▶ [GIVEN INSTRUCTION]
Track down each line that has the word "with" and copy it.

▶ [COLLECTED DATA]
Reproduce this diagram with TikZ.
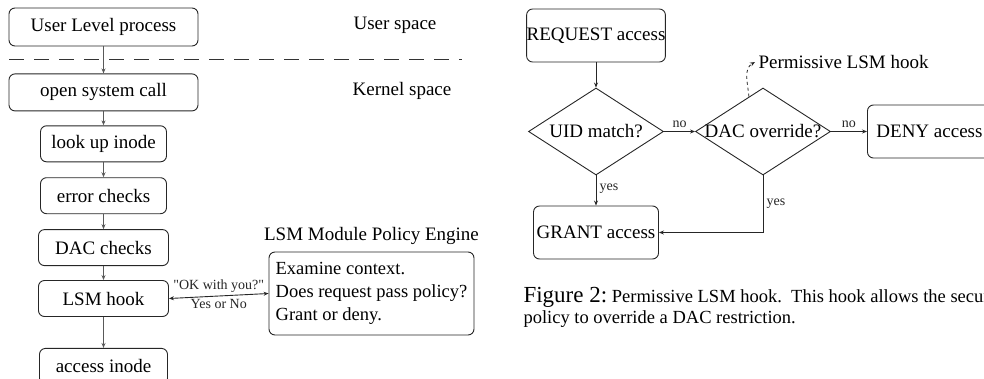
\documentclass[tikz,border=0pt]{standalone}
\usepackage{fontspec}
\setmainfont{Liberation Serif}[Ligatures=TeXOff]
\usetikzlibrary{shapes.geometric, arrows.meta, positioning}

\begin{document}
\begin{tikzpicture}[
    x=1pt, y=1pt,
    font=\fontsize{19}{22}\selectfont,
    >={Stealth[length=5pt,width=4pt]},
    base/.style={draw=black!85, rounded corners=6pt, line width=0.9pt, align=center, inner sep=0pt},
    stage/.style={base, minimum width=126pt, minimum height=36pt},
    wide/.style={base, minimum width=189pt, minimum height=37pt},
    outcome/.style={base, minimum height=53pt},
    decision/.style={diamond, draw=black!85, line width=0.9pt, minimum width=135pt, minimum height=87pt, inner sep=0pt},
    arrow/.style={->, line width=0.9pt, color=black!65},
    flow/.style={->, line width=0.8pt, color=black!85},
    tag/.style={font=\fontsize{14}{15}\selectfont}
]
\useasboundingbox (0,0) rectangle (984,-378);
\clip (0,0) rectangle (984,-378);

% Left Column
\node[wide, minimum height=38pt] (user) at (103.5,-27) {User Level process};
\node[wide, below=27pt of user] (syscall) {open system call};
\node[stage, below=14pt of syscall] (lookup) {look up inode};
\node[stage, below=15pt of lookup] (errors) {error checks};
\node[stage, minimum width=130pt, below=15pt of errors] (dac) {DAC checks};
\node[stage, minimum width=130pt, below=14pt of dac] (hook) {LSM hook};
\node[stage, minimum width=128pt, below=31pt of hook] (access) {access inode};

% Space labels
\node (userspace) at (395,-25) {User space};
\node (kernelspace) at (402,-91) {Kernel space};
\draw[black!80, line width=0.9pt, dash pattern=on 15pt off 10pt] (9,-59) -- (462,-59);

% Policy engine
\node[base, minimum width=205pt, minimum height=83pt, align=left, font=\fontsize{18.5}{23}\selectfont,
      label={[label distance=3pt]above:LSM Module Policy Engine}] (policy) at (371.5,-293.5)
      {Examine context.\\Does request pass policy?\\Grant or deny.};

% Right Column
\node[outcome, minimum width=132pt] (request) at (596,-35.5) {REQUEST access};
\node[decision] (uid) at (596,-131.5) {\makebox[0pt]{UID match?}};
\node[decision] (override) at (763,-131.5) {\makebox[0pt]{DAC override?}};
\node[outcome, minimum width=124pt, anchor=west] (deny) at (867,-131.5) {DENY access};
\node[outcome, minimum width=125pt] (grant) at (596,-232.5) {GRANT access};
\node[anchor=west] (permissive) at (755,-62) {Permissive LSM hook};

% Caption
\node[anchor=base west, align=left, font=\fontsize{18.5}{21}\selectfont] (caption) at (520,-323)
    {{\fontsize{23}{21}\selectfont Figure 2:}\ Permissive LSM hook.\ \ This hook allows the security\\policy to override a DAC restriction.};

% Connections
% Kernel path
\draw[arrow] (user) -- (syscall);
\draw[arrow] (syscall) -- (lookup);
\draw[arrow] (lookup) -- (errors);
\draw[arrow] (errors) -- (dac);
\draw[arrow] (dac) -- (hook);
\draw[arrow] (hook) -- (access);

% Hook <-> policy
\draw[arrow, <->, color=black!85] (hook.east) -- node[above, tag] {"OK with you?"} node[below, tag] {Yes or No} (policy.west);

% Decision flow
\draw[flow] (request) -- (uid);
\draw[flow] (uid) -- node[above, tag] {no} (override);
\draw[flow] (override) -- node[above, tag] {no} (deny);
\draw[flow] (uid) -- node[right, tag, pos=0.45] {yes} (grant);
\draw[flow] (override.south) |- node[right, tag, pos=0.25] {yes} (grant.east);
\draw[flow, dashed] (override.112) to[out=95, in=210] (permissive.west);

\end{tikzpicture}
\end{document}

▶ [EXPECTED ANSWER]
Reproduce this diagram with TikZ.
\draw[arrow, <->, color=black!85] (hook.east) -- node[above, tag] {"OK with you?"} node[below, tag] {Yes or No} (policy.west);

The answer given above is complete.